Is this a photograph of a building or a woman? Why, yes–of course.
Both are beautiful, but in different ways. And both give the inquisitive viewer a Mexican history lesson.
The building is the cathedral in Zacatecas, a 16th-Century city in central Mexico. Built in 1752 of pink stone, it is a superb specimen of the Mexican Churrigueresque, or Spanish baroque, style. This architectural period was characterized by elaborate facade decoration, most often executed in stucco. The picture at the right demonstrates why one would want to photograph this astonishing structure.

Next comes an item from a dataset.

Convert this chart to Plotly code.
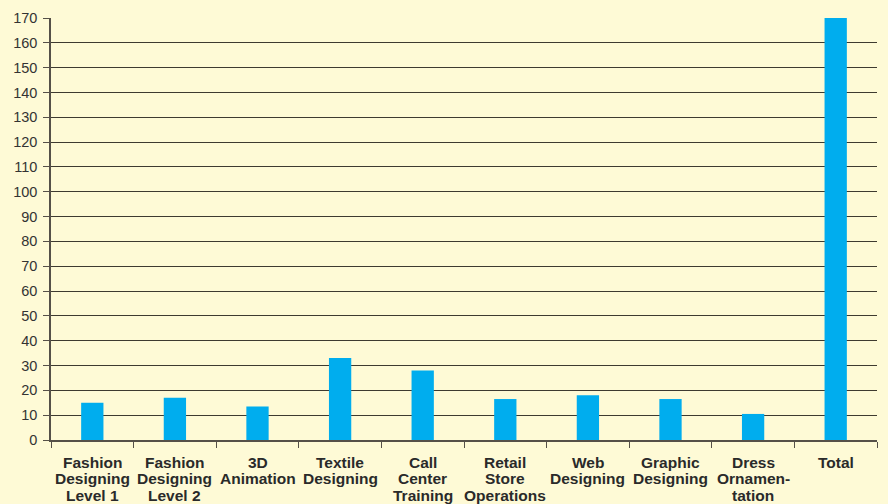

During our 2008 visit to Zacatecas, Donna and I were walking past the cathedral at noontime and I invited myself into a professional photo shoot of this girl and some of her companions. Who wouldn’t? The city was in the midst of a national charro (Mexican cowboy) festival, and these girls were all wearing the traditional dresses associated with the women of that elite fraternity. The men, as well as their horses, were decked out in some of the most extravagant garb I’d ever need.
This model’s face and dress tell us a bit about the history of this country–particularly its conquest by the Spanish–as, unlike many Mexicans, she appears to have no Native blood. Her dress, while Spanish in style, speaks loudly of the charros’ connection to the land and especially to the cattle industry.
These two subjects, so disparate in nature, are as harmonious as tacos and guacamole.